> **Records from a dataset**:
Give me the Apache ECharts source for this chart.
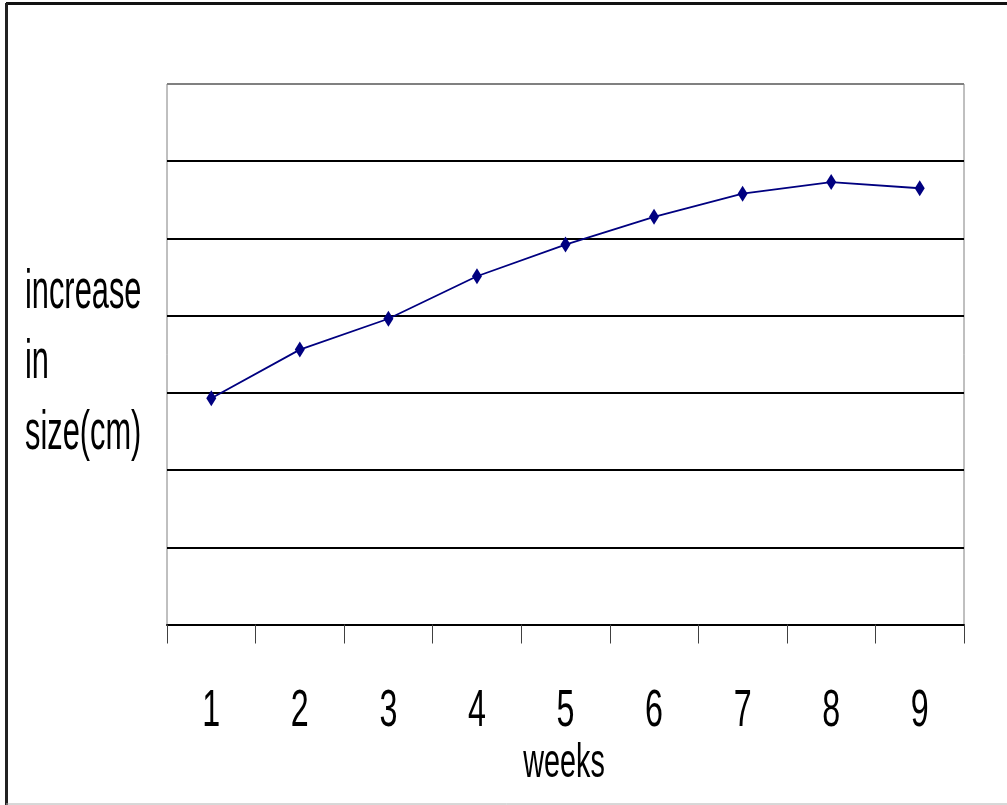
<!DOCTYPE html>
<html>
<head>
<meta charset="utf-8">
<title>increase in size by week</title>
<script src="https://cdn.jsdelivr.net/npm/echarts@6/dist/echarts.min.js"></script>
<style>
  html, body { margin: 0; padding: 0; background: #fff; }
  #chart { width: 1007px; height: 805px; }
</style>
</head>
<body>
<div id="chart"></div>
<script>
// weekly measurements
const weeks = ['1', '2', '3', '4', '5', '6', '7', '8', '9'];
const sizeIncrease = [2.93, 3.56, 3.96, 4.51, 4.92, 5.28, 5.58, 5.73, 5.65];

const xTitle = 'weeks';
const yTitleLines = ['increase', 'in', 'size(cm)'];

const FONT = "'Liberation Sans', Arial, sans-serif";
// tall, condensed lettering: regular face squeezed horizontally
const SQUEEZE_LABEL = 0.62;
const SQUEEZE_TITLE = 0.55;

const chart = echarts.init(document.getElementById('chart'), null, { renderer: 'canvas' });

// y-axis title, one text per line
const yTitleY = [293, 363, 434];
const yTitleGraphics = yTitleLines.map((line, i) => ({
  type: 'text',
  x: 25,
  y: yTitleY[i],
  scaleX: SQUEEZE_TITLE,
  style: {
    text: line,
    font: '56px ' + FONT,
    fill: '#000',
    textAlign: 'left',
    textVerticalAlign: 'middle'
  }
}));

chart.setOption({
  backgroundColor: '#ffffff',
  animation: false,
  grid: {
    left: 167, right: 43, top: 84, bottom: 180.5,
    outerBoundsMode: 'none',
    containLabel: false,
    show: true, borderColor: '#808080', borderWidth: 1, backgroundColor: 'transparent'
  },
  xAxis: {
    type: 'category',
    data: weeks,
    boundaryGap: true,
    axisLine: { show: true, lineStyle: { color: '#000', width: 2 } },
    axisTick: { show: true, alignWithLabel: false, length: 19, lineStyle: { color: '#404040', width: 1 } },
    // tick labels are drawn by the custom series below (condensed lettering)
    axisLabel: { show: false }
  },
  yAxis: {
    type: 'value',
    min: 0, max: 7, interval: 1,
    axisLine: { show: false },
    axisTick: { show: false },
    axisLabel: { show: false },
    splitLine: {
      show: true,
      lineStyle: { color: ['#000', '#000', '#000', '#000', '#000', '#000', '#000', '#808080'], width: 2 }
    }
  },
  graphic: [
    { type: 'line', shape: { x1: 6, y1: 3.5, x2: 1007, y2: 3.5 }, style: { stroke: '#111', lineWidth: 3 } },
    { type: 'line', shape: { x1: 6.5, y1: 3, x2: 6.5, y2: 805 }, style: { stroke: '#222', lineWidth: 3 } },
    { type: 'line', shape: { x1: 6, y1: 804, x2: 1007, y2: 804 }, style: { stroke: '#b0b0b0', lineWidth: 1 } },
    {
      type: 'text', x: 564, y: 764, scaleX: 0.6,
      style: {
        text: xTitle,
        font: '48px ' + FONT,
        fill: '#000',
        textAlign: 'center',
        textVerticalAlign: 'middle'
      }
    }
  ].concat(yTitleGraphics),
  series: [
    {
      type: 'line',
      data: sizeIncrease,
      symbol: 'diamond',
      symbolSize: [10, 16],
      showSymbol: true,
      lineStyle: { color: '#000080', width: 1.8 },
      itemStyle: { color: '#000080' },
      z: 5
    },
    {
      // category labels under the x axis, placed through the axis scale
      type: 'custom',
      data: weeks.map((w, i) => [i, 0]),
      clip: false,
      silent: true,
      renderItem: function (params, api) {
        const p = api.coord([api.value(0), 0]);
        return {
          type: 'text',
          x: p[0],
          y: p[1] + 87,
          scaleX: SQUEEZE_LABEL,
          style: {
            text: weeks[params.dataIndex],
            font: '52px ' + FONT,
            fill: '#000',
            textAlign: 'center',
            textVerticalAlign: 'middle'
          }
        };
      }
    }
  ]
});
</script>
</body>
</html>
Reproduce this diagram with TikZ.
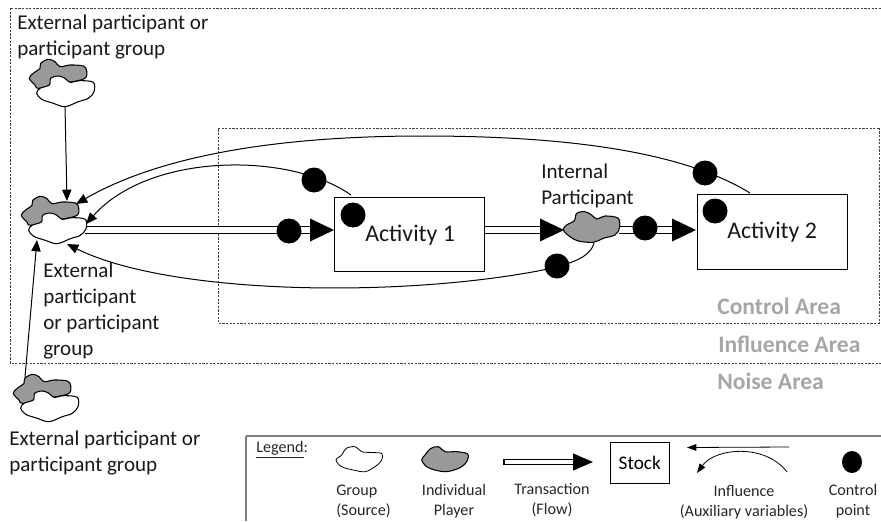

> **Aim**:
Reproduce every record above exactly, but leave out the pictures.

> **The response**:
Give me the Apache ECharts source for this chart.
<!DOCTYPE html>
<html>
<head>
<meta charset="utf-8">
<title>increase in size by week</title>
<script src="https://cdn.jsdelivr.net/npm/echarts@6/dist/echarts.min.js"></script>
<style>
  html, body { margin: 0; padding: 0; background: #fff; }
  #chart { width: 1007px; height: 805px; }
</style>
</head>
<body>
<div id="chart"></div>
<script>
// weekly measurements
const weeks = ['1', '2', '3', '4', '5', '6', '7', '8', '9'];
const sizeIncrease = [2.93, 3.56, 3.96, 4.51, 4.92, 5.28, 5.58, 5.73, 5.65];

const xTitle = 'weeks';
const yTitleLines = ['increase', 'in', 'size(cm)'];

const FONT = "'Liberation Sans', Arial, sans-serif";
// tall, condensed lettering: regular face squeezed horizontally
const SQUEEZE_LABEL = 0.62;
const SQUEEZE_TITLE = 0.55;

const chart = echarts.init(document.getElementById('chart'), null, { renderer: 'canvas' });

// y-axis title, one text per line
const yTitleY = [293, 363, 434];
const yTitleGraphics = yTitleLines.map((line, i) => ({
  type: 'text',
  x: 25,
  y: yTitleY[i],
  scaleX: SQUEEZE_TITLE,
  style: {
    text: line,
    font: '56px ' + FONT,
    fill: '#000',
    textAlign: 'left',
    textVerticalAlign: 'middle'
  }
}));

chart.setOption({
  backgroundColor: '#ffffff',
  animation: false,
  grid: {
    left: 167, right: 43, top: 84, bottom: 180.5,
    outerBoundsMode: 'none',
    containLabel: false,
    show: true, borderColor: '#808080', borderWidth: 1, backgroundColor: 'transparent'
  },
  xAxis: {
    type: 'category',
    data: weeks,
    boundaryGap: true,
    axisLine: { show: true, lineStyle: { color: '#000', width: 2 } },
    axisTick: { show: true, alignWithLabel: false, length: 19, lineStyle: { color: '#404040', width: 1 } },
    // tick labels are drawn by the custom series below (condensed lettering)
    axisLabel: { show: false }
  },
  yAxis: {
    type: 'value',
    min: 0, max: 7, interval: 1,
    axisLine: { show: false },
    axisTick: { show: false },
    axisLabel: { show: false },
    splitLine: {
      show: true,
      lineStyle: { color: ['#000', '#000', '#000', '#000', '#000', '#000', '#000', '#808080'], width: 2 }
    }
  },
  graphic: [
    { type: 'line', shape: { x1: 6, y1: 3.5, x2: 1007, y2: 3.5 }, style: { stroke: '#111', lineWidth: 3 } },
    { type: 'line', shape: { x1: 6.5, y1: 3, x2: 6.5, y2: 805 }, style: { stroke: '#222', lineWidth: 3 } },
    { type: 'line', shape: { x1: 6, y1: 804, x2: 1007, y2: 804 }, style: { stroke: '#b0b0b0', lineWidth: 1 } },
    {
      type: 'text', x: 564, y: 764, scaleX: 0.6,
      style: {
        text: xTitle,
        font: '48px ' + FONT,
        fill: '#000',
        textAlign: 'center',
        textVerticalAlign: 'middle'
      }
    }
  ].concat(yTitleGraphics),
  series: [
    {
      type: 'line',
      data: sizeIncrease,
      symbol: 'diamond',
      symbolSize: [10, 16],
      showSymbol: true,
      lineStyle: { color: '#000080', width: 1.8 },
      itemStyle: { color: '#000080' },
      z: 5
    },
    {
      // category labels under the x axis, placed through the axis scale
      type: 'custom',
      data: weeks.map((w, i) => [i, 0]),
      clip: false,
      silent: true,
      renderItem: function (params, api) {
        const p = api.coord([api.value(0), 0]);
        return {
          type: 'text',
          x: p[0],
          y: p[1] + 87,
          scaleX: SQUEEZE_LABEL,
          style: {
            text: weeks[params.dataIndex],
            font: '52px ' + FONT,
            fill: '#000',
            textAlign: 'center',
            textVerticalAlign: 'middle'
          }
        };
      }
    }
  ]
});
</script>
</body>
</html>
Reproduce this diagram with TikZ.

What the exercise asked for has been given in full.